Sem dúvida, é postura democrática atender as reivindicações populares. Mas há uma ressalva: nem sempre a voz das ruas é a melhor conselheira, principalmente quando as manifestações abrigam grupos reunidos sob a vaga bandeira de “protestos contra o que está aí”. Recentes pronunciamentos da presidente Dilma Rousseff parecem ter sido pautados por uma avaliação mais ponderada das respostas a serem dadas aos anseios de crescentes segmentos da população. Por exemplo, ao abrir a 41ª reunião do Conselho de Desenvolvimento Econômico e Social (CDES), a presidente declarou ser dever do governo traduzir as demandas em ações práticas e, para isso, apresentou a proposta de cinco novos pactos: estabilidade fiscal, mobilidade urbana, educação, saúde e reforma política.
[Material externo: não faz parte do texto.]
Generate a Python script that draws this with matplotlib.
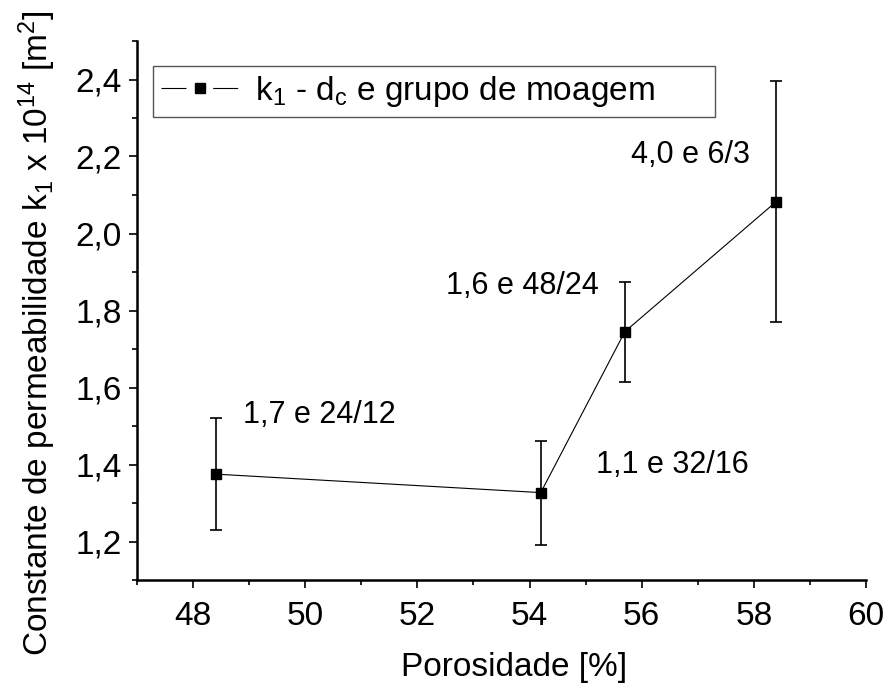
import numpy as np
import matplotlib
matplotlib.use("Agg")
from matplotlib import pyplot as plt
from matplotlib.patches import Rectangle
from matplotlib.lines import Line2D

# dados
porosidade = [48.4, 54.2, 55.7, 58.4]
k1 = [1.375, 1.327, 1.745, 2.083]
k1_erro = [0.145, 0.135, 0.130, 0.312]
rotulos = ["1,7 e 24/12", "1,1 e 32/16", "1,6 e 48/24", "4,0 e 6/3"]
rotulos_pos = [(48.89, 1.509), (55.18, 1.377), (52.51, 1.842), (55.81, 2.184)]

x_ticks = [48, 50, 52, 54, 56, 58, 60]
y_ticks = [1.2, 1.4, 1.6, 1.8, 2.0, 2.2, 2.4]
y_ticklabels = ["1,2", "1,4", "1,6", "1,8", "2,0", "2,2", "2,4"]

plt.rcParams['font.family'] = ['Liberation Sans', 'DejaVu Sans']
plt.rcParams['mathtext.fontset'] = 'custom'
plt.rcParams['mathtext.rm'] = 'Liberation Sans'
plt.rcParams['mathtext.it'] = 'Liberation Sans:italic'
plt.rcParams['mathtext.default'] = 'regular'
plt.rcParams['lines.scale_dashes'] = False

fig = plt.figure(figsize=(8.89, 6.84), dpi=100)
ax = fig.add_axes([137/889, 1 - 580/684, 729/889, 539/684])

ax.errorbar(porosidade, k1, yerr=k1_erro, fmt='none', ecolor='black',
            elinewidth=1.2, capsize=4.3, capthick=1.2, zorder=2)
ax.plot(porosidade, k1, color='black', lw=0.8, marker='s', ms=7.5, zorder=3)

for txt, (tx, ty) in zip(rotulos, rotulos_pos):
    ax.text(tx, ty, txt, fontsize=22, va='baseline', ha='left')

ax.set_xlim(47, 60)
ax.set_ylim(1.1, 2.5)
ax.set_xticks(x_ticks)
ax.set_xticklabels([str(v) for v in x_ticks])
ax.set_xticks(np.arange(47, 60, 2), minor=True)
ax.set_yticks(y_ticks)
ax.set_yticklabels(y_ticklabels)
ax.set_yticks(np.arange(1.1, 2.55, 0.2), minor=True)

for s in ['top', 'right']:
    ax.spines[s].set_visible(False)
for s in ['left', 'bottom']:
    ax.spines[s].set_linewidth(1.8)

ax.tick_params(which='major', direction='out', length=6, width=1.2, labelsize=24)
ax.tick_params(axis='x', which='major', pad=9)
ax.tick_params(axis='y', which='major', pad=5)
ax.tick_params(which='minor', direction='out', length=3.5, width=1.2)

ax.set_xlabel("Porosidade [%]", fontsize=24)
ax.xaxis.set_label_coords(0.517, -0.134)
ax.set_ylabel(r"Constante de permeabilidade k$_1$ x 10$^{14}$ [m$^2$]", fontsize=24)
ax.yaxis.set_label_coords(-0.108, 0.458)

# legenda no estilo do Origin: linha - quadrado - linha
handle = Line2D([], [], color='black', lw=0.8, marker='s', ms=6.5,
                dashes=(18, 19.2, 18, 20))
ax.legend([handle], [r"k$_1$ - d$_c$ e grupo de moagem"], loc='upper left',
          bbox_to_anchor=(0.022, 0.954), borderaxespad=0, frameon=False,
          fontsize=24, handlelength=2.3, handletextpad=0.5, borderpad=0.25)
ax.add_patch(Rectangle((0.022, 0.954 - 51/539), (715 - 153)/729, 51/539,
                       transform=ax.transAxes, fill=False, edgecolor='#555555',
                       lw=1.0, zorder=1))

fig.savefig("out.png", dpi=100)
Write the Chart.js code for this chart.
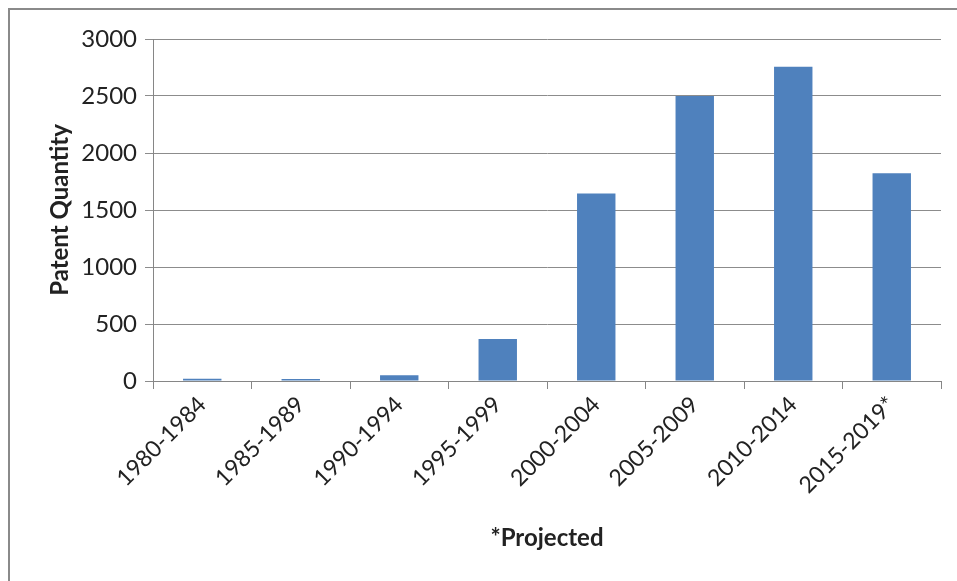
<!DOCTYPE html>
<html>
<head>
<meta charset="utf-8">
<script src="https://cdn.jsdelivr.net/npm/chart.js@4/dist/chart.umd.min.js"></script>
<style>
  html, body { margin: 0; padding: 0; background: #fff; }
  #wrap { position: absolute; left: 0; top: 0; width: 957px; height: 581px; }
  #frame { position: absolute; left: 8px; top: 8px; width: 960px; height: 580px; border: 2px solid #8a8a8a; box-sizing: border-box; }
  #chart { position: absolute; left: 0; top: 0; }
</style>
</head>
<body>
<div id="wrap">
  <div id="frame"></div>
  <canvas id="chart" width="957" height="581"></canvas>
</div>
<script>
// Дані
const periods = ["1980-1984", "1985-1989", "1990-1994", "1995-1999", "2000-2004", "2005-2009", "2010-2014", "2015-2019*"];
const patents = [20, 18, 50, 368, 1645, 2500, 2757, 1822];
const yTicks = [0, 500, 1000, 1500, 2000, 2500, 3000];

const font = "Lato, 'Open Sans', sans-serif";
const ctx = document.getElementById("chart").getContext("2d");

new Chart(ctx, {
  type: "bar",
  data: {
    labels: periods,
    datasets: [{
      data: patents,
      backgroundColor: "#4f81bd",
      borderWidth: 0,
      barPercentage: 0.39,
      categoryPercentage: 1
    }]
  },
  options: {
    responsive: false,
    animation: false,
    layout: { padding: { left: 0, right: 16, top: 39, bottom: 0 } },
    plugins: { legend: { display: false }, tooltip: { enabled: false } },
    scales: {
      x: {
        offset: true,
        afterFit: axis => { axis.height = 200; },
        grid: { offset: true, drawOnChartArea: false, color: "#868686", tickLength: 8 },
        border: { color: "#868686", width: 1 },
        ticks: { color: "#222", font: { family: font, size: 23 }, minRotation: 45, maxRotation: 45, padding: 2 },
        title: { display: true, text: "*Projected", color: "#222", font: { family: font, size: 24, weight: "bold" }, padding: { top: 0, bottom: 28 } }
      },
      y: {
        min: 0,
        max: 3000,
        afterFit: axis => { axis.width = 153; },
        afterBuildTicks: axis => { axis.ticks = yTicks.map(v => ({ value: v })); },
        grid: { color: "#8c8c8c", tickLength: 8 },
        border: { color: "#868686", width: 1 },
        ticks: { color: "#222", font: { family: font, size: 24 }, padding: 8, callback: v => String(v) },
        title: { display: true, text: "Patent Quantity", color: "#222", font: { family: font, size: 24, weight: "bold" }, padding: { top: 46, bottom: 0 } }
      }
    }
  }
});
</script>
</body>
</html>
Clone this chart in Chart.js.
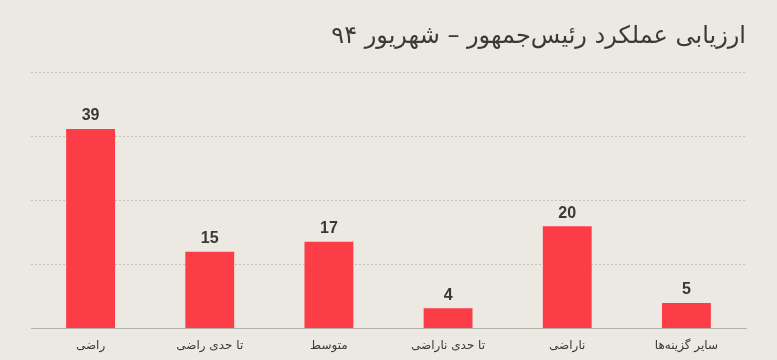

Tais pactos têm foco em persistentes questões que há décadas esperam solução do governo, tanto para reduzir as graves desigualdades sociais quanto para desatravancar os rumos do desenvolvimento econômico. Houve, é verdade, avanços nesses campos, mas que estão se revelando insuficientes para atender às aspirações intensificadas com a recente ascensão das classes C, D e E.
Uma das motivações do aumento da pressão sobre as administrações públicas reside na natureza humana: as pessoas querem mais quanto mais têm. Outra se encontra na omissão de sucessivos governos, que não concederam a devida prioridade às políticas públicas voltadas à solução ou, pelo menos, redução dos graves problemas agora privilegiados pelo governo federal. Ainda há muito a fazer, a começar pelo melhor uso do dinheiro público, a partir do respeito ao salutar princípio enfatizado pela presidente na reunião do CDES: o governo só pode gastar os recursos de que dispõe, para não comprometer o equilíbrio fiscal e o controle da inflação.
Além de sinalizar os reais anseios da sociedade (nem sempre notados em ambientes rarefeitos do poder), a voz das ruas vale por um alerta aos governos de todas as esferas: chegou o tempo de olhar não só para o passado ou para o presente. É preciso mirar o futuro, antecipar soluções para demandas que virão e planejar adequadamente as medidas adotadas para responder aos clamores, de forma a não gerar novos problemas. Até porque aqueles que ficarem atentos poderão perceber os rumores de insatisfação antes que se transformem em gritos das ruas.
*Ruy Martins Altenfelder Silva é membro do CDES e presidente do CIEE e da Academia Paulista de Letras Jurídicas (APLJ).